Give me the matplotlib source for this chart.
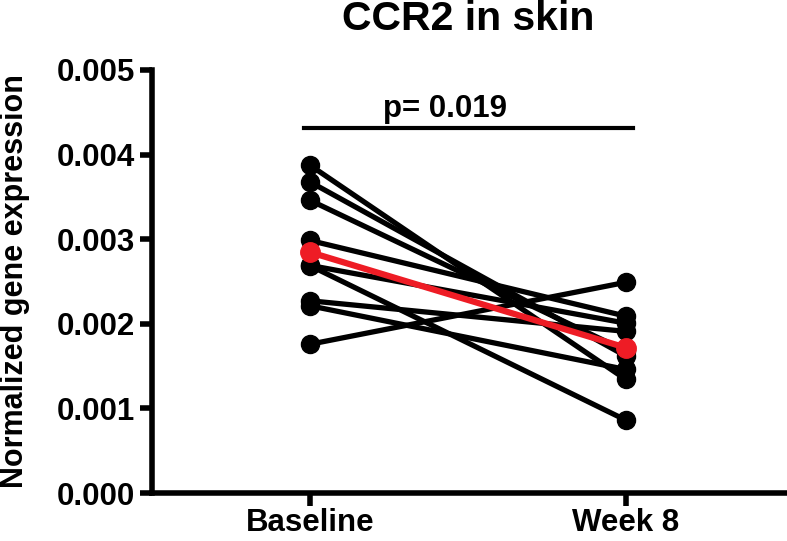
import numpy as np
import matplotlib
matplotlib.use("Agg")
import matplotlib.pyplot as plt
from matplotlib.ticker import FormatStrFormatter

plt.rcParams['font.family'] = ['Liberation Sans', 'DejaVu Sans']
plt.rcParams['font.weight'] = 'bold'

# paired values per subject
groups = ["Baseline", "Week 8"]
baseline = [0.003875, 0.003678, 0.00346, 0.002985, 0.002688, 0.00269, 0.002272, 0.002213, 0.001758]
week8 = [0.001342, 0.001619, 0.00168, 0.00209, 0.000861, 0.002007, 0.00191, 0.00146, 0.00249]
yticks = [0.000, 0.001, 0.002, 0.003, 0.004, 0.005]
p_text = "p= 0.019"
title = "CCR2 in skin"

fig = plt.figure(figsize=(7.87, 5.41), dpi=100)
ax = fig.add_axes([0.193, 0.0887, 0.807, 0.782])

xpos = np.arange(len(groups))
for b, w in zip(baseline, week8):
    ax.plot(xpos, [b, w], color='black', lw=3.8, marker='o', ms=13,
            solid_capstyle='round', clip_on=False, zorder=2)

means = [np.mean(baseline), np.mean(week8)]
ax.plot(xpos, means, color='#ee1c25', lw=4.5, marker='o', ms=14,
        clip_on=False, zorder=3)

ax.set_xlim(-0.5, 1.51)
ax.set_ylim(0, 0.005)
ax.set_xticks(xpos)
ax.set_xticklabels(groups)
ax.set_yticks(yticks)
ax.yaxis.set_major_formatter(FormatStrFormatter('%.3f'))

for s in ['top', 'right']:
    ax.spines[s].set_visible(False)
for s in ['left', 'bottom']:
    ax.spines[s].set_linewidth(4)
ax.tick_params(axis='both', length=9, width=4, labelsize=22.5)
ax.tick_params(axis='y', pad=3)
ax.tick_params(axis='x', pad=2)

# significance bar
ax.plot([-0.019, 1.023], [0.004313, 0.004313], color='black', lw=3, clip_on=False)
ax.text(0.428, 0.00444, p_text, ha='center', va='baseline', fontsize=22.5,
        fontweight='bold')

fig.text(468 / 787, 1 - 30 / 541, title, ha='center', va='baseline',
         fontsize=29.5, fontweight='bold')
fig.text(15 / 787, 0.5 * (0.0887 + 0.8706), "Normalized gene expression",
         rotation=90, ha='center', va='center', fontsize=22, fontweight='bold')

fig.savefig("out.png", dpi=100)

_____

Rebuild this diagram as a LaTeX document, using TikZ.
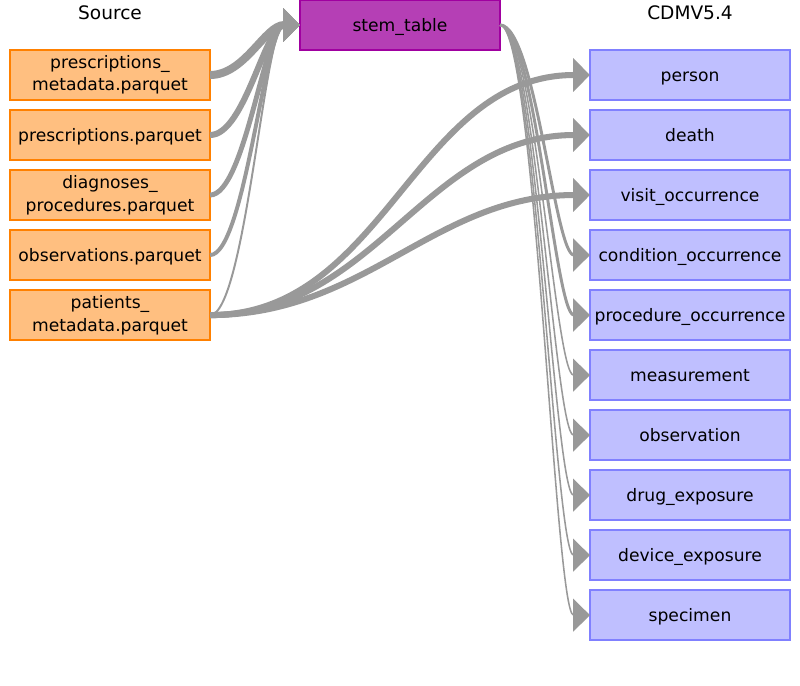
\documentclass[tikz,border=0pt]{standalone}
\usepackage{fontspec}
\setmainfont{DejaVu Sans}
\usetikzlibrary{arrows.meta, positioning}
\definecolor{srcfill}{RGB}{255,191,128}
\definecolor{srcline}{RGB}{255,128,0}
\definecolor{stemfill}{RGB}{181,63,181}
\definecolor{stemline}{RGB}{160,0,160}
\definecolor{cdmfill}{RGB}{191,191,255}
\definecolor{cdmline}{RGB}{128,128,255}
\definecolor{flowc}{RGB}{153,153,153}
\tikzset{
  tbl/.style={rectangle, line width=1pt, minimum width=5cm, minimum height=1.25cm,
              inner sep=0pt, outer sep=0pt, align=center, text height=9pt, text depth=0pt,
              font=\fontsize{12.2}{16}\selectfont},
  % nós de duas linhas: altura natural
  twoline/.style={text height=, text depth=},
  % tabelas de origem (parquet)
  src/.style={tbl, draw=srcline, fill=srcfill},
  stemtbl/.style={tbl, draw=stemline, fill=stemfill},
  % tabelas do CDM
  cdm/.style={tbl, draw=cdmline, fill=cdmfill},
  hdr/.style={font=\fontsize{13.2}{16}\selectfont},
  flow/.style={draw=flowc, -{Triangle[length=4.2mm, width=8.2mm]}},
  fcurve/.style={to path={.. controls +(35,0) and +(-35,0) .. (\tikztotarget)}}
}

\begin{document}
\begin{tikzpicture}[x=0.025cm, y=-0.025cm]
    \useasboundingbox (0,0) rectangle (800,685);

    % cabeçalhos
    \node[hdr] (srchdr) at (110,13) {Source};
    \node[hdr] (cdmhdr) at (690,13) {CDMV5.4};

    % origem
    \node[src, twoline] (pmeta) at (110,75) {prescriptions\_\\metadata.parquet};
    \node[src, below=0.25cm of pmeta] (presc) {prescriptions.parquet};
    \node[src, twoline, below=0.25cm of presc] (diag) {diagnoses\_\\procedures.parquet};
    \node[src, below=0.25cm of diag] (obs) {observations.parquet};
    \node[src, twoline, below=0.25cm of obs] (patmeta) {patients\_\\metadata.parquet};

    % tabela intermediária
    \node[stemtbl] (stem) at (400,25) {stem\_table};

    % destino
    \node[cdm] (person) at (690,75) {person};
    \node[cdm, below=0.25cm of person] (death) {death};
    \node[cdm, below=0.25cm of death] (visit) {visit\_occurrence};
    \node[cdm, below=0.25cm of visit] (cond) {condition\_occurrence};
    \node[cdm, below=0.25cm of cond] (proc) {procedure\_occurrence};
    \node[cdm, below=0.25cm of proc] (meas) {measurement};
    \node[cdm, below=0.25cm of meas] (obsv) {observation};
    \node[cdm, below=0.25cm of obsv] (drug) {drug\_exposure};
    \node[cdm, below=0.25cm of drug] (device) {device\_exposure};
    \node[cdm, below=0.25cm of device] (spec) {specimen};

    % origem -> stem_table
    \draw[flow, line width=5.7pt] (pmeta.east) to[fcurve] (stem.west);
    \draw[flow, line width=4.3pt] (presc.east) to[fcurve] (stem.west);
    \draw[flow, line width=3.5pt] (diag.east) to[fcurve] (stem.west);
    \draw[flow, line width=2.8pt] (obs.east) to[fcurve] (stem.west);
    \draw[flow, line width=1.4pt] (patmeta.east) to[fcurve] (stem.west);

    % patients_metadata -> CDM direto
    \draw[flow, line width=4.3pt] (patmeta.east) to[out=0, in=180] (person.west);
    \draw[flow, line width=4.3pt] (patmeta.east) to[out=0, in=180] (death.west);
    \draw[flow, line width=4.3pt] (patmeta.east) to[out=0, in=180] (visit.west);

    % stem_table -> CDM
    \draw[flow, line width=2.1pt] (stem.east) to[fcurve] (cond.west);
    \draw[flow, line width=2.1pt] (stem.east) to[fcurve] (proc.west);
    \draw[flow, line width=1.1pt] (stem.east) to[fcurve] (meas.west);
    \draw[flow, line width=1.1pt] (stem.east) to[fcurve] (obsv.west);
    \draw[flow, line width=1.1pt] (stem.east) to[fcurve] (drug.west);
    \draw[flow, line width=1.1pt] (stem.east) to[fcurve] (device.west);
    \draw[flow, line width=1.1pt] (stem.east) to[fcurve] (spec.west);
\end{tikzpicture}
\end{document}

_____

▸ **Your task**:
In the listing above, find each line with the word "this" and copy it.

▸ **Solution to the problem**:
Give me the matplotlib source for this chart.
Rebuild this diagram as a LaTeX document, using TikZ.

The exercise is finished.